Kubernetes is an extraordinary piece of software. It solves genuinely hard problems at genuinely large scale. But it also brings enormous operational complexity — and that complexity has a cost that doesn’t show up until you’re the one maintaining it at 11pm on a Friday.

For a healthcare tech company like ours, with a focused engineering team and a well-understood set of workloads, Kubernetes would have meant a steep learning curve for every engineer who touches infrastructure, YAML sprawl across dozens of resource definitions per service, a control plane to operate and keep healthy, and a significant investment in tooling just to make Kubernetes usable — Helm, ArgoCD, cert-manager, external-secrets…

We didn’t have a Kubernetes problem. We had a “run our .NET services reliably across a fleet of VMs” problem. Those are different problems.

What Nomad Actually Gives Us

Nomad is a single binary. The server cluster is simple to operate. Job definitions are HCL — readable, version-controllable, and learnable in an afternoon. It handles our workloads — Docker containers, raw exec tasks, Java apps — without requiring us to think in terms of pods, deployments, replicasets, and services.

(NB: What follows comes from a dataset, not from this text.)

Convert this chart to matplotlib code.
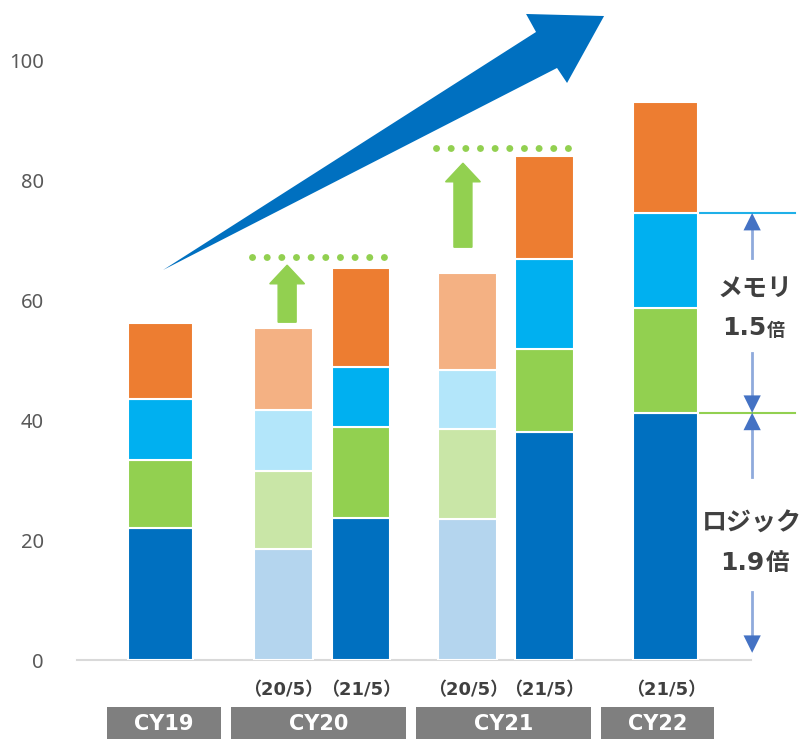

Combined with Consul for service discovery and health checking, we have a service mesh that matches our mental model of what we’re deploying. Services register themselves, health checks propagate automatically, and routing just works. The operational surface area is small enough that any engineer on the team can reason about it. That matters more than almost anything else.

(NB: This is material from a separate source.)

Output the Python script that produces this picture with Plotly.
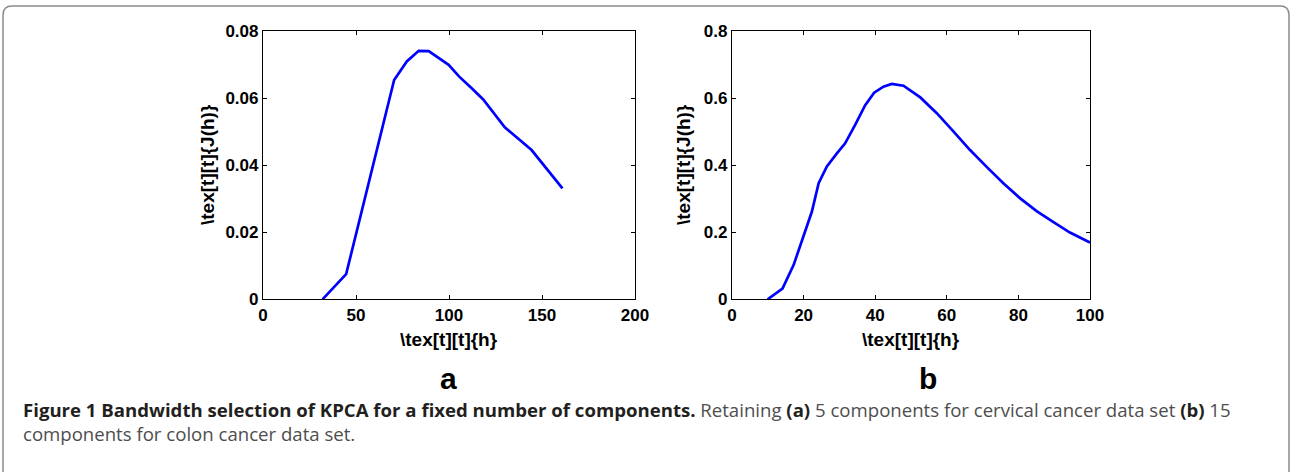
import plotly.graph_objects as go

# Panel a: cervical cancer, 5 components
h_a = [32.0, 44.7, 70.5, 77.3, 83.7, 89.1, 99.8, 105.5, 112.2, 118.4, 130.0, 137.2, 144.4, 161.0]
j_a = [0.0, 0.0075, 0.0654, 0.0709, 0.0741, 0.0740, 0.0699, 0.0664, 0.0629, 0.0596, 0.0513, 0.0480, 0.0445, 0.0331]

# Panel b: colon cancer, 15 components
h_b = [9.95, 14.1, 17.2, 20.0, 22.3, 24.2, 26.5, 29.3, 31.6, 34.4, 37.2, 39.7, 42.3, 44.6, 47.9,
       52.6, 57.2, 61.9, 66.5, 71.2, 75.8, 80.5, 85.1, 89.8, 94.4, 100.0]
j_b = [0.0, 0.032, 0.102, 0.187, 0.261, 0.346, 0.396, 0.435, 0.465, 0.520, 0.579, 0.616, 0.634, 0.642, 0.637,
       0.602, 0.555, 0.500, 0.445, 0.394, 0.346, 0.301, 0.263, 0.230, 0.199, 0.169]

xticks_a = [0, 50, 100, 150, 200]
yticks_a = [0, 0.02, 0.04, 0.06, 0.08]
yticklabels_a = ["0", "0.02", "0.04", "0.06", "0.08"]
xticks_b = [0, 20, 40, 60, 80, 100]
yticks_b = [0, 0.2, 0.4, 0.6, 0.8]
yticklabels_b = ["0", "0.2", "0.4", "0.6", "0.8"]

W, H = 1292, 472
def px(x): return x / W
def py(y): return 1 - y / H

fig = go.Figure()
fig.add_trace(go.Scatter(x=h_a, y=j_a, mode="lines", line=dict(color="#0000ff", width=2.7),
                         xaxis="x", yaxis="y", showlegend=False, hoverinfo="skip"))
fig.add_trace(go.Scatter(x=h_b, y=j_b, mode="lines", line=dict(color="#0000ff", width=2.7),
                         xaxis="x2", yaxis="y2", showlegend=False, hoverinfo="skip"))

tickfont = dict(family="Liberation Sans, Arial, sans-serif", size=17, color="black", weight="bold")
axis_common = dict(showline=True, linecolor="black", linewidth=1.2, mirror="allticks",
                   ticks="inside", ticklen=4, tickcolor="black", showgrid=False, zeroline=False,
                   tickfont=tickfont, automargin=False)

ytop, ybot = 31, 299.3
fig.update_layout(
    width=W, height=H, margin=dict(l=0, r=0, t=0, b=0, pad=0), autosize=False,
    paper_bgcolor="white", plot_bgcolor="white",
    xaxis=dict(domain=[px(263), px(635)], range=[0, 200], tickvals=xticks_a, anchor="y", **axis_common),
    yaxis=dict(domain=[py(ybot), py(ytop)], range=[0, 0.08], tickvals=yticks_a, ticktext=yticklabels_a,
               anchor="x", **axis_common),
    xaxis2=dict(domain=[px(732), px(1090)], range=[0, 100], tickvals=xticks_b, anchor="y2", **axis_common),
    yaxis2=dict(domain=[py(ybot), py(ytop)], range=[0, 0.8], tickvals=yticks_b, ticktext=yticklabels_b,
                anchor="x2", **axis_common),
)

lab_font = dict(family="Liberation Sans, Arial, sans-serif", size=19, color="black", weight="bold")
ann = []
for cx, yx in [((263 + 635) / 2, 207), ((732 + 1090) / 2, 683)]:
    ann.append(dict(x=px(cx), y=py(339), xref="paper", yref="paper", text="\\tex[t][t]{h}",
                    showarrow=False, font=lab_font, xanchor="center", yanchor="middle"))
    ann.append(dict(x=px(yx), y=py(165), xref="paper", yref="paper", text="\\tex[t][t]{J(h)}",
                    showarrow=False, font=lab_font, textangle=-90, xanchor="center", yanchor="middle"))

big = dict(family="Liberation Sans, Arial, sans-serif", size=30, color="black", weight="bold")
ann.append(dict(x=px(448), y=py(378), xref="paper", yref="paper", text="a", showarrow=False,
                font=big, xanchor="center", yanchor="middle"))
ann.append(dict(x=px(928), y=py(378), xref="paper", yref="paper", text="b", showarrow=False,
                font=big, xanchor="center", yanchor="middle"))

cap_font = dict(family="Open Sans, sans-serif", size=18.6, color="#4d4d4d")
caption = ("<b><span style='color:#231f20'>Figure 1 Bandwidth selection of KPCA for a fixed number of components.</span></b>"
           " Retaining <b><span style='color:#231f20'>(a)</span></b> 5 components for cervical cancer data set "
           "<b><span style='color:#231f20'>(b)</span></b> 15<br>components for colon cancer data set.")
ann.append(dict(x=px(21), y=py(421), xref="paper", yref="paper", text=caption, showarrow=False,
                font=cap_font, xanchor="left", yanchor="middle", align="left"))
fig.update_layout(annotations=ann)

# rounded frame (bottom edge outside the picture)
r = 9
path = (f"M {px(3)},{py(490)} L {px(3)},{py(6 + r)} Q {px(3)},{py(6)} {px(3 + r)},{py(6)} "
        f"L {px(1289 - r)},{py(6)} Q {px(1289)},{py(6)} {px(1289)},{py(6 + r)} L {px(1289)},{py(490)}")
fig.add_shape(type="path", path=path, xref="paper", yref="paper",
              line=dict(color="#8a8a8a", width=1.5))

# remove the default 8px page margin so the figure fills the window exactly
fig.write_html("out.html", config={"displayModeBar": False},
               post_script="document.body.style.margin='0';document.body.style.overflow='hidden';")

When I Would Choose Kubernetes

I’m not anti-Kubernetes. If we were running dozens of teams deploying hundreds of services independently, or needed the ecosystem of tooling built around it, the calculus would change. But for teams under ~50 engineers with a manageable service count, I’d ask seriously: do you have a Kubernetes-scale problem? Or do you have a “reliably run services” problem that a simpler tool solves better?

Boring technology is good technology. Nomad is boring in the best possible way.